Rezension

Hätte noch viel mehr vertieft werden können

Cleanland - Martin Schäuble

Cleanland
von Martin Schäuble

Bewertet mit 3.5 Sternen

Eine große Pandemie hat dazu geführt, dass die Menschen sich zu ihrer eigenen Sicherheit in Cleanland abschotten. Hier gelten die Regeln der GaR – die fünf Gesetze der absoluten Reinheit. Man verlässt seine Wohnung mit einem Protector, einem Anzug, der vor anderen Menschen und deren Viren und Bakterien abschirmen. Zur eigenen Sicherheit hat man nur noch Kontakt zu einer registrierten Kontaktperson, die Wohnung wird jede Nacht von so genannten Cleanern desinfiziert und vieles mehr. In dieser Welt lebt Schilo und sie hält sich an die GaR, alleine schon, weil ihre Mutter beim Ministerium für Reinheit arbeitet.

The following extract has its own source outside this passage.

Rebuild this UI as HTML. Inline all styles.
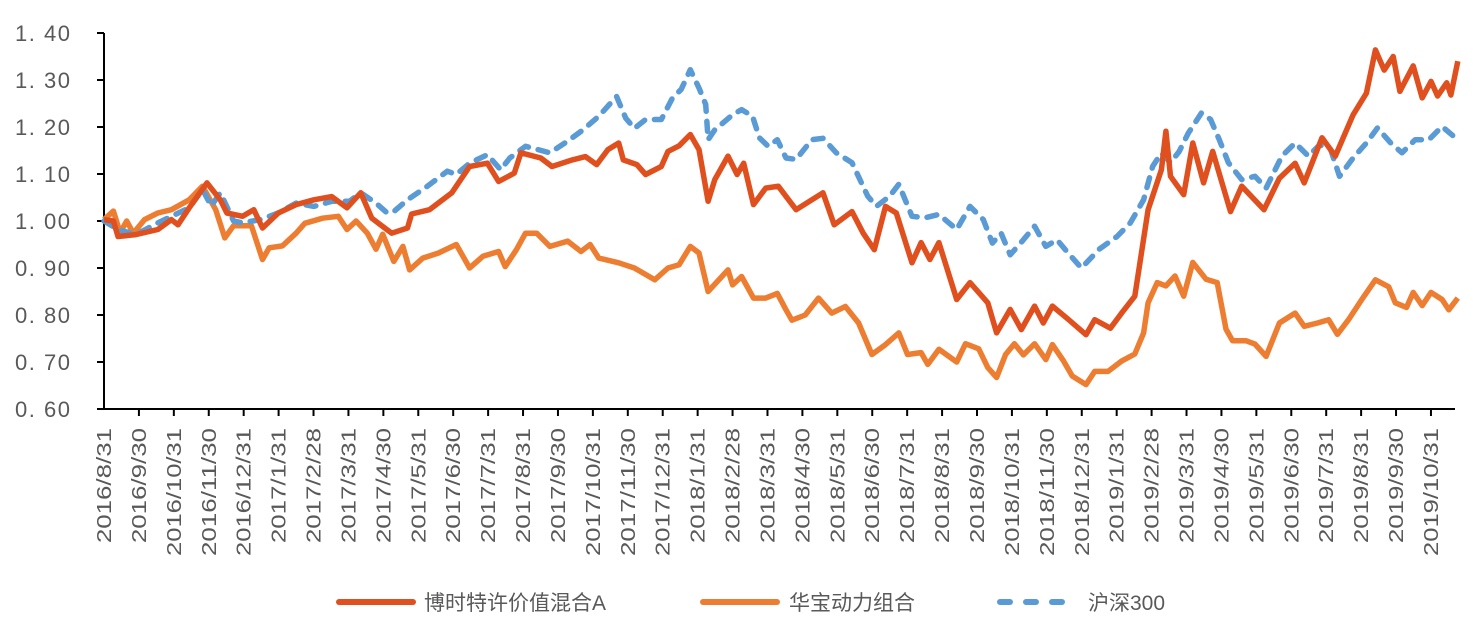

Doch dann lernt sie den Cleaner Toko kennen und ihre registrierte Kontaktperson Samira gerät in Schwierigkeiten und Schilo beginnt nachzudenken.

Meine Meinung

Ich muss mich erst einmal ein wenig sammeln, um meine Gedanken zu diesem Buch zusammenzubekommen, denn im Grunde hat Martin Schäuble hier konsequent weitergedacht, wie es wäre, wenn Menschen für ihre Sicherheit ihre Freitheiten aufgeben würden. Der Autor schreibt sehr mitreißend und spannend und die gesamten Ideen rund um die absolute Reinheit fand ich nicht nur spannend und interessant, sondern auch absolut erschreckend. Ich konnte Cleanland direkt vor mir sehen und hatte bei so manch einer Aussage Gänsehaut, allein der Gruss – Achte die GaR und die Erwiederung: Bleiben sie gesund stimmten mich schon nachdenklich.
Insgesamt fand ich das Thema richtig spannend und auch super umgesetzt, allerdings kratzt Martin Schäuble leider nur an der Oberfläche. Diese wirklich guten Ideen hätten noch in alle möglichen Richtungen ausgeholt und intensiviert werden können. Vor allem was die Charaktere, aber auch das Gegenteil von Cleanland, die Sicklands angeht, hätte ich mir hier viel mehr gewünscht. Hier bleibt auf jeden Fall vieles meiner eigenen Fantasie überlassen und ich hätte gerne vieles mehr noch in Erfahrung gebracht.
Nichtsdestotrotz fand ich die Geschichte rund um Schilo von der ersten Seite an spannend und ich bleibe auch selber, wie so oft in letzter Zeit, mit der Frage zurück, inwieweit der Mensch wirklich in der Lage wäre, seine Freiheit für seine Sicherheit aufzugeben. So ein Leben, wie es hier beschrieben wird, möchte ich mir nicht einmal ansatzweise vorstellen müssen.
Schilo ist die Protagonistin und Ich-Erzählerin der Geschichte und sie war noch ein kleines Kind, bevor die Pandemie die Menschen dazu brachte, sich wie in Cleanland zu verhalten. Für sie ist es völlig normal, vor dem Betreten einer Wohnung desinfiziert zu werden und sich in Quarantäne zu begeben, wenn ihr Sicherheitsanzug, ihr Protector, einen Riss am Knie hat. Ich habe häufig entsetzt den Kopf geschüttelt, wenn ich ihr roboterartiges Leben betrachtet habe, doch für Schilo ist es so richtig, sie kennt es einfach nicht anders. Samira, ihre registrierte Kontaktperson, wächst ein bisschen anders auf, leider bleibt sie hier, wie auch der Rest der Charaktere, zu oberflächlich. Über Samira und ihre Gedanken hätte ich gerne mehr erfahren, genauso über Schilos Oma und über Toko. Sie tauchen als Nebencharaktere auf, bleiben aber sehr farblos und ich konnte mich nicht in sie versetzen.

Mein Fazit

Mit seinem Schreibstil und mit seinen, teilweise wirklich erschreckenden Ideen, konnte mich Martin Schäuble durchaus packen und überzeugen, leider bleibt das gesamte Thema drumherum zu oberflächlich, was ich sehr schade finde. Für mich hätte der Autor auch den Nebencharakteren mehr Leben geben müssen, genauso wie dem Gegenpart zu Cleanland, den Sicklands. So bleibe ich doch mit so einigen Fragen zurück. Sehr kurzweilig und fesselnd und der Autor versetzt einen direkt in die Cleanlands, doch drumherum bleibt mir zu vieles unausgesprochen.